_TASK DETAILS_
Word for word, copy all the data and drop the pictures.

-.-.-

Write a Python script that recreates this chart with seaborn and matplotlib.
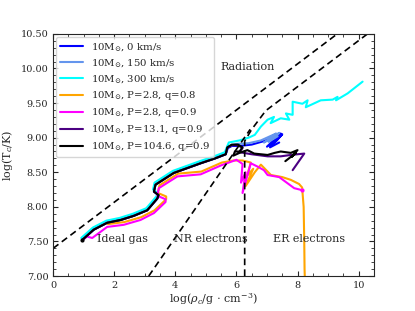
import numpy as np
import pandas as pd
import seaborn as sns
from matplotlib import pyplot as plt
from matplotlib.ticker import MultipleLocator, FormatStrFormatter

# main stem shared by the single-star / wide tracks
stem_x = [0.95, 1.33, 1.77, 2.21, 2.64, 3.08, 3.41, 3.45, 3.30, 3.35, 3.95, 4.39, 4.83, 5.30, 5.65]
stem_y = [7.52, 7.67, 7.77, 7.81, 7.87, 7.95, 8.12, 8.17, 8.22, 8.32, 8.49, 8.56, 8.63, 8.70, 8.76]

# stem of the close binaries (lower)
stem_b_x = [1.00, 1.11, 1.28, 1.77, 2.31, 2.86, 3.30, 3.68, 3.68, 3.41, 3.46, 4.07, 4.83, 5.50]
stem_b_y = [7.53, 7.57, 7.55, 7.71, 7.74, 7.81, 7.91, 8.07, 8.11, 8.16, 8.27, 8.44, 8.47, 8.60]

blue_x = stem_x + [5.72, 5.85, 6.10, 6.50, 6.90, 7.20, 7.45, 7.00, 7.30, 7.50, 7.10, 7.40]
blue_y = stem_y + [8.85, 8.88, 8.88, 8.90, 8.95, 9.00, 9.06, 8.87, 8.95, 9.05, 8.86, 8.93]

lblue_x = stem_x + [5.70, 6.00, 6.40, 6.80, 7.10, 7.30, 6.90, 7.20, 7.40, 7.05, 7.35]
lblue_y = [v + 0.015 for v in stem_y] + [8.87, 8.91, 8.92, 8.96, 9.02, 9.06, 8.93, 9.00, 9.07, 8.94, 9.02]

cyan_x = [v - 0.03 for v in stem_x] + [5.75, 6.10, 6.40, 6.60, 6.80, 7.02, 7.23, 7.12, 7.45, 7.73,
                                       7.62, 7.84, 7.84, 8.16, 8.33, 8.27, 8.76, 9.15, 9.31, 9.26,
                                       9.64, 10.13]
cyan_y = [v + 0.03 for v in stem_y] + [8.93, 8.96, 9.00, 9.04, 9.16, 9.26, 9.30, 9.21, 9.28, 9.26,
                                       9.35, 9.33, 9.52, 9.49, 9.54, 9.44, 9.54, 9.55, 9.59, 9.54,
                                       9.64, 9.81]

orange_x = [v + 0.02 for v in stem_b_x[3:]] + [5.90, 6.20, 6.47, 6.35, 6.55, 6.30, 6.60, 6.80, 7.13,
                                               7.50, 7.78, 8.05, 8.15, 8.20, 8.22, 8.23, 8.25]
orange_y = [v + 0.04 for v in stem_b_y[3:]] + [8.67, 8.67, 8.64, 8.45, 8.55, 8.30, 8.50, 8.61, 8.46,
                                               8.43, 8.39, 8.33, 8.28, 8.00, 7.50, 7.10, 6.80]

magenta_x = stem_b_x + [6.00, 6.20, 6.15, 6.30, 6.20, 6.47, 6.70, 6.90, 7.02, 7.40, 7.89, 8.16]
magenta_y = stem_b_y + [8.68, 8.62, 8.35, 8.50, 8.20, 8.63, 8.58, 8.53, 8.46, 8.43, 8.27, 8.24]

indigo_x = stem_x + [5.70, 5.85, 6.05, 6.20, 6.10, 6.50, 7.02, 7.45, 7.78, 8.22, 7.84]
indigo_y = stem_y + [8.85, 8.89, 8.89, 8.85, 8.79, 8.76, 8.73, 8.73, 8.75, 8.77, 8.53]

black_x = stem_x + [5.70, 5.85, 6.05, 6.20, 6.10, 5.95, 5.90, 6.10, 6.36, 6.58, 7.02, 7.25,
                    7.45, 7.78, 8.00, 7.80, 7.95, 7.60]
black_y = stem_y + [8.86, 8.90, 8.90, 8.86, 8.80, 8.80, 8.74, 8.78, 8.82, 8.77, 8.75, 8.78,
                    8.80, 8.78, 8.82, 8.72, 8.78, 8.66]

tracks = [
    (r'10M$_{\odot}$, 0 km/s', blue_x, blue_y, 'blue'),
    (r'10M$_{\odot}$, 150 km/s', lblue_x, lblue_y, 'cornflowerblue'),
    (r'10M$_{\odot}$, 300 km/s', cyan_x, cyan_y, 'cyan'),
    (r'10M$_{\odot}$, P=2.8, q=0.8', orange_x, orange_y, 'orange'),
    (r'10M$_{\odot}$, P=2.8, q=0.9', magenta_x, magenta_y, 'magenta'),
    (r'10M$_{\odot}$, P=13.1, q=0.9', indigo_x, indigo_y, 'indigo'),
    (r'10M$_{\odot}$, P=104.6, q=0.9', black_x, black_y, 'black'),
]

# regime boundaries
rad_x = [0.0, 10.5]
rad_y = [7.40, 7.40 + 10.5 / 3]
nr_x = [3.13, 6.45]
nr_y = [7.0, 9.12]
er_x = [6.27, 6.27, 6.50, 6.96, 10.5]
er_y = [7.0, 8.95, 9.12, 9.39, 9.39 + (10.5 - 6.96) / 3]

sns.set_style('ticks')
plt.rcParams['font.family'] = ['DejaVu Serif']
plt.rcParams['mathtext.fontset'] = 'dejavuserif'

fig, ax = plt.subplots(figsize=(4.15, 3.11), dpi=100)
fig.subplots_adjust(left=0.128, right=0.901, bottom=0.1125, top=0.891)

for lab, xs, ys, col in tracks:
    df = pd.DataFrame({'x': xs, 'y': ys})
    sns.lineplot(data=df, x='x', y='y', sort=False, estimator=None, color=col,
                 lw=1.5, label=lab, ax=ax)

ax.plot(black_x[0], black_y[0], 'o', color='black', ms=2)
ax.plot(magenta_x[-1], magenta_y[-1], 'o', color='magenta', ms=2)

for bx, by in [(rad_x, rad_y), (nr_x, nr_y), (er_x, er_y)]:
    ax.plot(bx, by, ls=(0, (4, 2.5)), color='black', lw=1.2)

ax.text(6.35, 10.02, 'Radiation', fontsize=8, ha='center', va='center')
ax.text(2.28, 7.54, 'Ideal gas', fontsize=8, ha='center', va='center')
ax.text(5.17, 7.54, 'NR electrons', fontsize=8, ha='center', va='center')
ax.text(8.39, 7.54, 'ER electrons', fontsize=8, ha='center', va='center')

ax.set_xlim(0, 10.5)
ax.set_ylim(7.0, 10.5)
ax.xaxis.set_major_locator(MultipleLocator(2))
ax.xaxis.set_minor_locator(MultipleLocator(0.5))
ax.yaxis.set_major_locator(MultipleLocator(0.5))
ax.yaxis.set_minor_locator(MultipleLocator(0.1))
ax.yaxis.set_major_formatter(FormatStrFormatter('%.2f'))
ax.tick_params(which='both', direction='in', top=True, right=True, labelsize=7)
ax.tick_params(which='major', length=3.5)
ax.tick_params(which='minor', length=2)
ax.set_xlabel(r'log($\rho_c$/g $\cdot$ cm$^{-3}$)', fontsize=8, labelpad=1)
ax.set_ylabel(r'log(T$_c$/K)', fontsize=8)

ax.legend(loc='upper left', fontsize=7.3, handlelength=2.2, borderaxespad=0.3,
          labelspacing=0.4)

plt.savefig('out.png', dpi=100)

-.-.-

_SOLUTION TO THE EXERCISE_
Write a Python script that recreates this chart with seaborn and matplotlib.
import numpy as np
import pandas as pd
import seaborn as sns
from matplotlib import pyplot as plt
from matplotlib.ticker import MultipleLocator, FormatStrFormatter

# main stem shared by the single-star / wide tracks
stem_x = [0.95, 1.33, 1.77, 2.21, 2.64, 3.08, 3.41, 3.45, 3.30, 3.35, 3.95, 4.39, 4.83, 5.30, 5.65]
stem_y = [7.52, 7.67, 7.77, 7.81, 7.87, 7.95, 8.12, 8.17, 8.22, 8.32, 8.49, 8.56, 8.63, 8.70, 8.76]

# stem of the close binaries (lower)
stem_b_x = [1.00, 1.11, 1.28, 1.77, 2.31, 2.86, 3.30, 3.68, 3.68, 3.41, 3.46, 4.07, 4.83, 5.50]
stem_b_y = [7.53, 7.57, 7.55, 7.71, 7.74, 7.81, 7.91, 8.07, 8.11, 8.16, 8.27, 8.44, 8.47, 8.60]

blue_x = stem_x + [5.72, 5.85, 6.10, 6.50, 6.90, 7.20, 7.45, 7.00, 7.30, 7.50, 7.10, 7.40]
blue_y = stem_y + [8.85, 8.88, 8.88, 8.90, 8.95, 9.00, 9.06, 8.87, 8.95, 9.05, 8.86, 8.93]

lblue_x = stem_x + [5.70, 6.00, 6.40, 6.80, 7.10, 7.30, 6.90, 7.20, 7.40, 7.05, 7.35]
lblue_y = [v + 0.015 for v in stem_y] + [8.87, 8.91, 8.92, 8.96, 9.02, 9.06, 8.93, 9.00, 9.07, 8.94, 9.02]

cyan_x = [v - 0.03 for v in stem_x] + [5.75, 6.10, 6.40, 6.60, 6.80, 7.02, 7.23, 7.12, 7.45, 7.73,
                                       7.62, 7.84, 7.84, 8.16, 8.33, 8.27, 8.76, 9.15, 9.31, 9.26,
                                       9.64, 10.13]
cyan_y = [v + 0.03 for v in stem_y] + [8.93, 8.96, 9.00, 9.04, 9.16, 9.26, 9.30, 9.21, 9.28, 9.26,
                                       9.35, 9.33, 9.52, 9.49, 9.54, 9.44, 9.54, 9.55, 9.59, 9.54,
                                       9.64, 9.81]

orange_x = [v + 0.02 for v in stem_b_x[3:]] + [5.90, 6.20, 6.47, 6.35, 6.55, 6.30, 6.60, 6.80, 7.13,
                                               7.50, 7.78, 8.05, 8.15, 8.20, 8.22, 8.23, 8.25]
orange_y = [v + 0.04 for v in stem_b_y[3:]] + [8.67, 8.67, 8.64, 8.45, 8.55, 8.30, 8.50, 8.61, 8.46,
                                               8.43, 8.39, 8.33, 8.28, 8.00, 7.50, 7.10, 6.80]

magenta_x = stem_b_x + [6.00, 6.20, 6.15, 6.30, 6.20, 6.47, 6.70, 6.90, 7.02, 7.40, 7.89, 8.16]
magenta_y = stem_b_y + [8.68, 8.62, 8.35, 8.50, 8.20, 8.63, 8.58, 8.53, 8.46, 8.43, 8.27, 8.24]

indigo_x = stem_x + [5.70, 5.85, 6.05, 6.20, 6.10, 6.50, 7.02, 7.45, 7.78, 8.22, 7.84]
indigo_y = stem_y + [8.85, 8.89, 8.89, 8.85, 8.79, 8.76, 8.73, 8.73, 8.75, 8.77, 8.53]

black_x = stem_x + [5.70, 5.85, 6.05, 6.20, 6.10, 5.95, 5.90, 6.10, 6.36, 6.58, 7.02, 7.25,
                    7.45, 7.78, 8.00, 7.80, 7.95, 7.60]
black_y = stem_y + [8.86, 8.90, 8.90, 8.86, 8.80, 8.80, 8.74, 8.78, 8.82, 8.77, 8.75, 8.78,
                    8.80, 8.78, 8.82, 8.72, 8.78, 8.66]

tracks = [
    (r'10M$_{\odot}$, 0 km/s', blue_x, blue_y, 'blue'),
    (r'10M$_{\odot}$, 150 km/s', lblue_x, lblue_y, 'cornflowerblue'),
    (r'10M$_{\odot}$, 300 km/s', cyan_x, cyan_y, 'cyan'),
    (r'10M$_{\odot}$, P=2.8, q=0.8', orange_x, orange_y, 'orange'),
    (r'10M$_{\odot}$, P=2.8, q=0.9', magenta_x, magenta_y, 'magenta'),
    (r'10M$_{\odot}$, P=13.1, q=0.9', indigo_x, indigo_y, 'indigo'),
    (r'10M$_{\odot}$, P=104.6, q=0.9', black_x, black_y, 'black'),
]

# regime boundaries
rad_x = [0.0, 10.5]
rad_y = [7.40, 7.40 + 10.5 / 3]
nr_x = [3.13, 6.45]
nr_y = [7.0, 9.12]
er_x = [6.27, 6.27, 6.50, 6.96, 10.5]
er_y = [7.0, 8.95, 9.12, 9.39, 9.39 + (10.5 - 6.96) / 3]

sns.set_style('ticks')
plt.rcParams['font.family'] = ['DejaVu Serif']
plt.rcParams['mathtext.fontset'] = 'dejavuserif'

fig, ax = plt.subplots(figsize=(4.15, 3.11), dpi=100)
fig.subplots_adjust(left=0.128, right=0.901, bottom=0.1125, top=0.891)

for lab, xs, ys, col in tracks:
    df = pd.DataFrame({'x': xs, 'y': ys})
    sns.lineplot(data=df, x='x', y='y', sort=False, estimator=None, color=col,
                 lw=1.5, label=lab, ax=ax)

ax.plot(black_x[0], black_y[0], 'o', color='black', ms=2)
ax.plot(magenta_x[-1], magenta_y[-1], 'o', color='magenta', ms=2)

for bx, by in [(rad_x, rad_y), (nr_x, nr_y), (er_x, er_y)]:
    ax.plot(bx, by, ls=(0, (4, 2.5)), color='black', lw=1.2)

ax.text(6.35, 10.02, 'Radiation', fontsize=8, ha='center', va='center')
ax.text(2.28, 7.54, 'Ideal gas', fontsize=8, ha='center', va='center')
ax.text(5.17, 7.54, 'NR electrons', fontsize=8, ha='center', va='center')
ax.text(8.39, 7.54, 'ER electrons', fontsize=8, ha='center', va='center')

ax.set_xlim(0, 10.5)
ax.set_ylim(7.0, 10.5)
ax.xaxis.set_major_locator(MultipleLocator(2))
ax.xaxis.set_minor_locator(MultipleLocator(0.5))
ax.yaxis.set_major_locator(MultipleLocator(0.5))
ax.yaxis.set_minor_locator(MultipleLocator(0.1))
ax.yaxis.set_major_formatter(FormatStrFormatter('%.2f'))
ax.tick_params(which='both', direction='in', top=True, right=True, labelsize=7)
ax.tick_params(which='major', length=3.5)
ax.tick_params(which='minor', length=2)
ax.set_xlabel(r'log($\rho_c$/g $\cdot$ cm$^{-3}$)', fontsize=8, labelpad=1)
ax.set_ylabel(r'log(T$_c$/K)', fontsize=8)

ax.legend(loc='upper left', fontsize=7.3, handlelength=2.2, borderaxespad=0.3,
          labelspacing=0.4)

plt.savefig('out.png', dpi=100)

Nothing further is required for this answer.